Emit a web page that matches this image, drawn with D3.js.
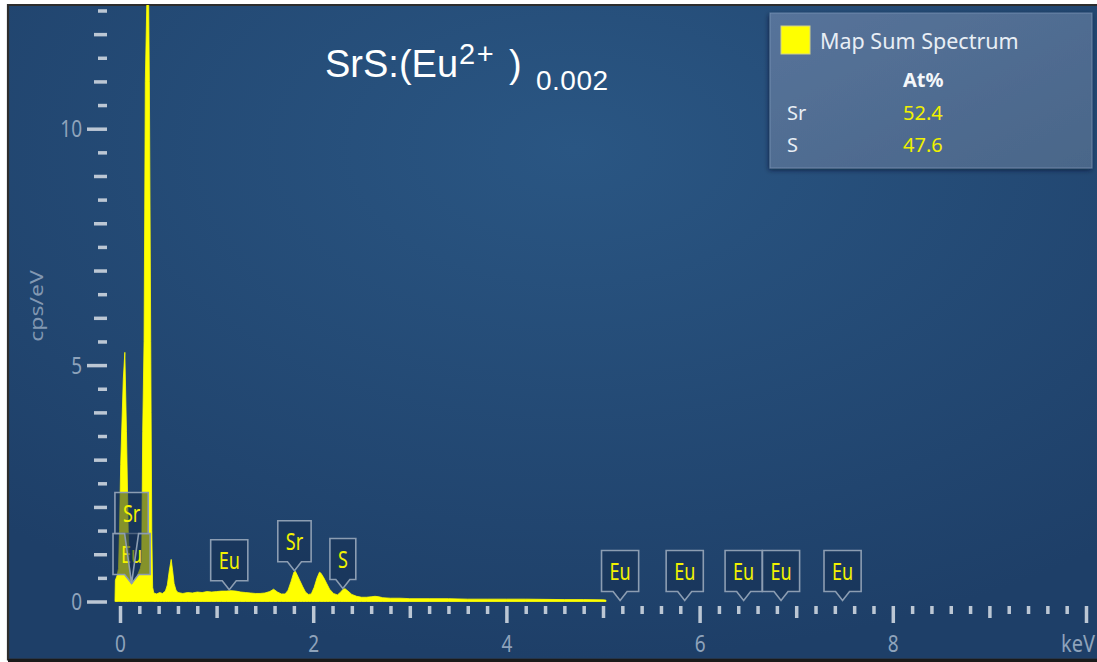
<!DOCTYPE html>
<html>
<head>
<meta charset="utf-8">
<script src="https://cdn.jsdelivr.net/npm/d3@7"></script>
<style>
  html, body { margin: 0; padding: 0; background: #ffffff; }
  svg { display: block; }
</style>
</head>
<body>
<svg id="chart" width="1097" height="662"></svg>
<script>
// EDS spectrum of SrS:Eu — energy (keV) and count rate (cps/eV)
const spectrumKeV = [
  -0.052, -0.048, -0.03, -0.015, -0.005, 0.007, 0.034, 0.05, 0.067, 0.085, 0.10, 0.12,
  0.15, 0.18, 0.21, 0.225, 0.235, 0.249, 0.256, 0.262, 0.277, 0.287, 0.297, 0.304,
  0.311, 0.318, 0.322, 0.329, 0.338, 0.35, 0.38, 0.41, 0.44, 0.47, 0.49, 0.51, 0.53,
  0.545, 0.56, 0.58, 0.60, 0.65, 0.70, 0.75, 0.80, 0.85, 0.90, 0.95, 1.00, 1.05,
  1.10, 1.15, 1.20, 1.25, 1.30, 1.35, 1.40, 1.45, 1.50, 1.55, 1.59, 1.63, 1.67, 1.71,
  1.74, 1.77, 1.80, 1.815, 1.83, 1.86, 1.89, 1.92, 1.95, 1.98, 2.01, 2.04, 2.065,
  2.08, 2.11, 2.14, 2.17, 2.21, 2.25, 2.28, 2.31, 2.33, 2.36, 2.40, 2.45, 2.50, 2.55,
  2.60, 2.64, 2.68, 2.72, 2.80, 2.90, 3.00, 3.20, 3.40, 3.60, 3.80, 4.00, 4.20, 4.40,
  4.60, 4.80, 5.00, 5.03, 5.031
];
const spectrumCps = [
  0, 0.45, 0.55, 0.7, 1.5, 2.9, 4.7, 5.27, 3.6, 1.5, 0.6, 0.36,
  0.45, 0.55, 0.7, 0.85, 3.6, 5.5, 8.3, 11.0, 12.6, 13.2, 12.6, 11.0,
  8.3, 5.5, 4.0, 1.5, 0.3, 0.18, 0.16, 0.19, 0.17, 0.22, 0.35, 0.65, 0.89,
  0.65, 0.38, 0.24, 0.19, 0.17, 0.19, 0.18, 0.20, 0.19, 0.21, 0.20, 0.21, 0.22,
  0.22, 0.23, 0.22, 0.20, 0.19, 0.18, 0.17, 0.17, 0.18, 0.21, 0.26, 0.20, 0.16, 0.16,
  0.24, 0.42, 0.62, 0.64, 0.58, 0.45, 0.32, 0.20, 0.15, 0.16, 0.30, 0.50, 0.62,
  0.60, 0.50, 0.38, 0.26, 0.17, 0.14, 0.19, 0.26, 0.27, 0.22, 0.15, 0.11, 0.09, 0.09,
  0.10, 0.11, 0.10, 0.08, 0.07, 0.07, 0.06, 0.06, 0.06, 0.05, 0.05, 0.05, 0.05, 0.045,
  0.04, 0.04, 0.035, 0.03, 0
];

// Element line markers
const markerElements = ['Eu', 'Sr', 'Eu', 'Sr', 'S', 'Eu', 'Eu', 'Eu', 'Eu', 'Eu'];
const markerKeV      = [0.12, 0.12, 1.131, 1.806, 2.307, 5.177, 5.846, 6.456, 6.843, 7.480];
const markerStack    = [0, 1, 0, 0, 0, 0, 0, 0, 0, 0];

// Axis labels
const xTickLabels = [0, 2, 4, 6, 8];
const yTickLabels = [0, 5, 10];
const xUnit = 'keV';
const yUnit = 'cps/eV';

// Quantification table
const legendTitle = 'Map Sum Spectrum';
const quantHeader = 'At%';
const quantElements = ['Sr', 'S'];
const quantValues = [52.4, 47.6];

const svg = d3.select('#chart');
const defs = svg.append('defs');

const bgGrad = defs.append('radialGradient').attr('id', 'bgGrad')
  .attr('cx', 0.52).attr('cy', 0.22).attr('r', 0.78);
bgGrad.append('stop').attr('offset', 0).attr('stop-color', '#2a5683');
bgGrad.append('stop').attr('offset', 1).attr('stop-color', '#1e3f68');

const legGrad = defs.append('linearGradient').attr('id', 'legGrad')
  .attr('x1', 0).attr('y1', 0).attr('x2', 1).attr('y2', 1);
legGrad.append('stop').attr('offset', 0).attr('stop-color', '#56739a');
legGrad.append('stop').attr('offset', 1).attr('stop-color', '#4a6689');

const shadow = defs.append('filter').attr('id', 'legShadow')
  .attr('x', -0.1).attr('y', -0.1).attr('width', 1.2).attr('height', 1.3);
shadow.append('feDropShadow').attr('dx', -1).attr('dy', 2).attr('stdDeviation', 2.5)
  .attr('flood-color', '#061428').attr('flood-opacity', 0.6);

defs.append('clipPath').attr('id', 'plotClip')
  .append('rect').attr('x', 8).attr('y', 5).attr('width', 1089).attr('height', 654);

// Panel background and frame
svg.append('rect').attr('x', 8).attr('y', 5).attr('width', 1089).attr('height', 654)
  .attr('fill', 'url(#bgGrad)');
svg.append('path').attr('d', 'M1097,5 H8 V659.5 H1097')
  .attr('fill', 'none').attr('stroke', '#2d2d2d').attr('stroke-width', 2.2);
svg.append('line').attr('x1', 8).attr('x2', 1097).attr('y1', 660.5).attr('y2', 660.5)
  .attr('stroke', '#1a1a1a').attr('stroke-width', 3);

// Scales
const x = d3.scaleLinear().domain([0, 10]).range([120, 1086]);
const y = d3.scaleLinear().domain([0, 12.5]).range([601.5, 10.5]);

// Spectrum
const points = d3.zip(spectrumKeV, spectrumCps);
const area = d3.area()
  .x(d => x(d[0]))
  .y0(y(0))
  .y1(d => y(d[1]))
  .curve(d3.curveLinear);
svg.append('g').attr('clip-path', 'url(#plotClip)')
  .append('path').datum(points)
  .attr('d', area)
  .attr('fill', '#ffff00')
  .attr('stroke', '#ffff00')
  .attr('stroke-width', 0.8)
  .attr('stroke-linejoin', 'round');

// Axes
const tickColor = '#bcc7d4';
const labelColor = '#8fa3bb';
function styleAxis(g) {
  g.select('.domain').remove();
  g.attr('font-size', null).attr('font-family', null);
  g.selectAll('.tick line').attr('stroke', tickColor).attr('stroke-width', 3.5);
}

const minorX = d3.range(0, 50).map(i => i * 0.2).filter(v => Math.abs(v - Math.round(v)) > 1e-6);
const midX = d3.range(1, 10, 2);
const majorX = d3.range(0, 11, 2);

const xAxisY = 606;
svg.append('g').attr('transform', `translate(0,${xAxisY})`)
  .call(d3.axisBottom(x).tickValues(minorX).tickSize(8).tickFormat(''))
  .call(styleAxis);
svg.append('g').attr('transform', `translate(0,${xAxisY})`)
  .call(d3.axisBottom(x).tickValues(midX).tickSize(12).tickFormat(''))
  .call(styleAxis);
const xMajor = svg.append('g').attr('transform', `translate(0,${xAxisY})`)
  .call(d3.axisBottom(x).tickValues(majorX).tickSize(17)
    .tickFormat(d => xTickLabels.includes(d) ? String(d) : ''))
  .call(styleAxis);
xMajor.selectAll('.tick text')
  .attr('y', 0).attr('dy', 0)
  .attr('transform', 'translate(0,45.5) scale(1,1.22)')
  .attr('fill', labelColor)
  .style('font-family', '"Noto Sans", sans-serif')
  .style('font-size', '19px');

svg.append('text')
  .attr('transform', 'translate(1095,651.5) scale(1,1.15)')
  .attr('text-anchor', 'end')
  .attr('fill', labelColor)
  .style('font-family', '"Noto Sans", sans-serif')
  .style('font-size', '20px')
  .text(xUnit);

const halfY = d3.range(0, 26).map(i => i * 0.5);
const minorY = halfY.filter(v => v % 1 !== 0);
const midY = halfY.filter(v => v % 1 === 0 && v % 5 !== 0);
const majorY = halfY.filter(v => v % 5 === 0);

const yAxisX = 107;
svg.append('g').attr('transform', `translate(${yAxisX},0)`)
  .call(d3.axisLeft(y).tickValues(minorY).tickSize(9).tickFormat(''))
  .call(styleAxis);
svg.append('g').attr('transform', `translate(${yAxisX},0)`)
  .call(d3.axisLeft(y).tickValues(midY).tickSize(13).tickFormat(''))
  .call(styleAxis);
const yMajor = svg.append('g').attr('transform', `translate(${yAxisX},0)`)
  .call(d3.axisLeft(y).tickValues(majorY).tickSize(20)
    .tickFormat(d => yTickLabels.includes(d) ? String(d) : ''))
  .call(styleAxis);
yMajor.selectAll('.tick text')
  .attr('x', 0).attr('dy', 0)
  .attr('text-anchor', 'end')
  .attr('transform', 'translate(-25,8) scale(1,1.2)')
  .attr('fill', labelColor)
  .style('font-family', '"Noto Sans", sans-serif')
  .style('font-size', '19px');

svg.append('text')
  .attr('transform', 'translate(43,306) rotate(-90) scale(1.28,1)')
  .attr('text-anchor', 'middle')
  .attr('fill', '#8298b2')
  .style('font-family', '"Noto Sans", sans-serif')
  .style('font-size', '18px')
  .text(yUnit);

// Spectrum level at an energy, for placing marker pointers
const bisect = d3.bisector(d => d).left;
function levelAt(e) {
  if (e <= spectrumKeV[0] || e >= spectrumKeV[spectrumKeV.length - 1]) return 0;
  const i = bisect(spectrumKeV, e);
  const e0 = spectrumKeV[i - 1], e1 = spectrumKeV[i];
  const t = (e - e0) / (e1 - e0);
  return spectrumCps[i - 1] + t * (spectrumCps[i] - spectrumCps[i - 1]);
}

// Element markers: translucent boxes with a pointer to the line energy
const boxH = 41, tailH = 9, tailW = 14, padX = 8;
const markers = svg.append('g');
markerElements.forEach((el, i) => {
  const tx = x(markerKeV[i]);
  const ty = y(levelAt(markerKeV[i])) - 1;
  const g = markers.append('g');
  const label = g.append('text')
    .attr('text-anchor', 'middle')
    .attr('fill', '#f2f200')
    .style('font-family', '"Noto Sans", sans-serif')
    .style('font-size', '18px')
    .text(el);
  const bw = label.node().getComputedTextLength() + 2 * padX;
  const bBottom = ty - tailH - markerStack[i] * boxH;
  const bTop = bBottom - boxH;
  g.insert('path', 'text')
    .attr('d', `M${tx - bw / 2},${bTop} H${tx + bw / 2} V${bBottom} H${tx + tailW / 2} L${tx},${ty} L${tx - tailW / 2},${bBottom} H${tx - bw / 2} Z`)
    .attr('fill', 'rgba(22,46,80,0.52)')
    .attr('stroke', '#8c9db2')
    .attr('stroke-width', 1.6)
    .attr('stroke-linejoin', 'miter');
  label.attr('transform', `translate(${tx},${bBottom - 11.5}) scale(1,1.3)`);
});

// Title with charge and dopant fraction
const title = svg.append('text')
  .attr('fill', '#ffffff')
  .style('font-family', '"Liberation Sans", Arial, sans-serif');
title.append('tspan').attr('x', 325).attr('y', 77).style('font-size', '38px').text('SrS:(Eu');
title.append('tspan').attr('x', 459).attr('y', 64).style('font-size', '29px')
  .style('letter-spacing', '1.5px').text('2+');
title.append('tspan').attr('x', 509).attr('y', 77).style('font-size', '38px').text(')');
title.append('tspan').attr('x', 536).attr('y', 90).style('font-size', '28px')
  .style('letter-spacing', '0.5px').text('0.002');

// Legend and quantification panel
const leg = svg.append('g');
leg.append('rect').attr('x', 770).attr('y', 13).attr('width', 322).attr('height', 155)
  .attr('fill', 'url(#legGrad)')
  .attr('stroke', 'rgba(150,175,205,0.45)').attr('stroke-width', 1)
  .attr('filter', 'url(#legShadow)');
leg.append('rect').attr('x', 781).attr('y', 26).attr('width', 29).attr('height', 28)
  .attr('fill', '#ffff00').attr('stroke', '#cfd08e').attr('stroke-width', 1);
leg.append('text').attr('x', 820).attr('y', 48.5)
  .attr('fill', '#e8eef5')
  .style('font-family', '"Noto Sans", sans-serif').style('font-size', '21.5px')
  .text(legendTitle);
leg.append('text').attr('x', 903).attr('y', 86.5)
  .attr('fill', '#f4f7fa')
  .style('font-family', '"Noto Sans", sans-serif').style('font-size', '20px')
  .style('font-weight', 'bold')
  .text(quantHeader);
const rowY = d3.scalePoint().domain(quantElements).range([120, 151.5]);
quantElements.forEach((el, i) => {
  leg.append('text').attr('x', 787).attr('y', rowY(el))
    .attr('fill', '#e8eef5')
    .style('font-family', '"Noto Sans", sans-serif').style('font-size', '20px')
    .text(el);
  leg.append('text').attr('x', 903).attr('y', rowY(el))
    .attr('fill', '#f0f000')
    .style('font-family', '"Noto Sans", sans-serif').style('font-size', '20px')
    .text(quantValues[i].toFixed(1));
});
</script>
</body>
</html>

**********

Tally the lines in this data that hold the word "with" and state only the count.

3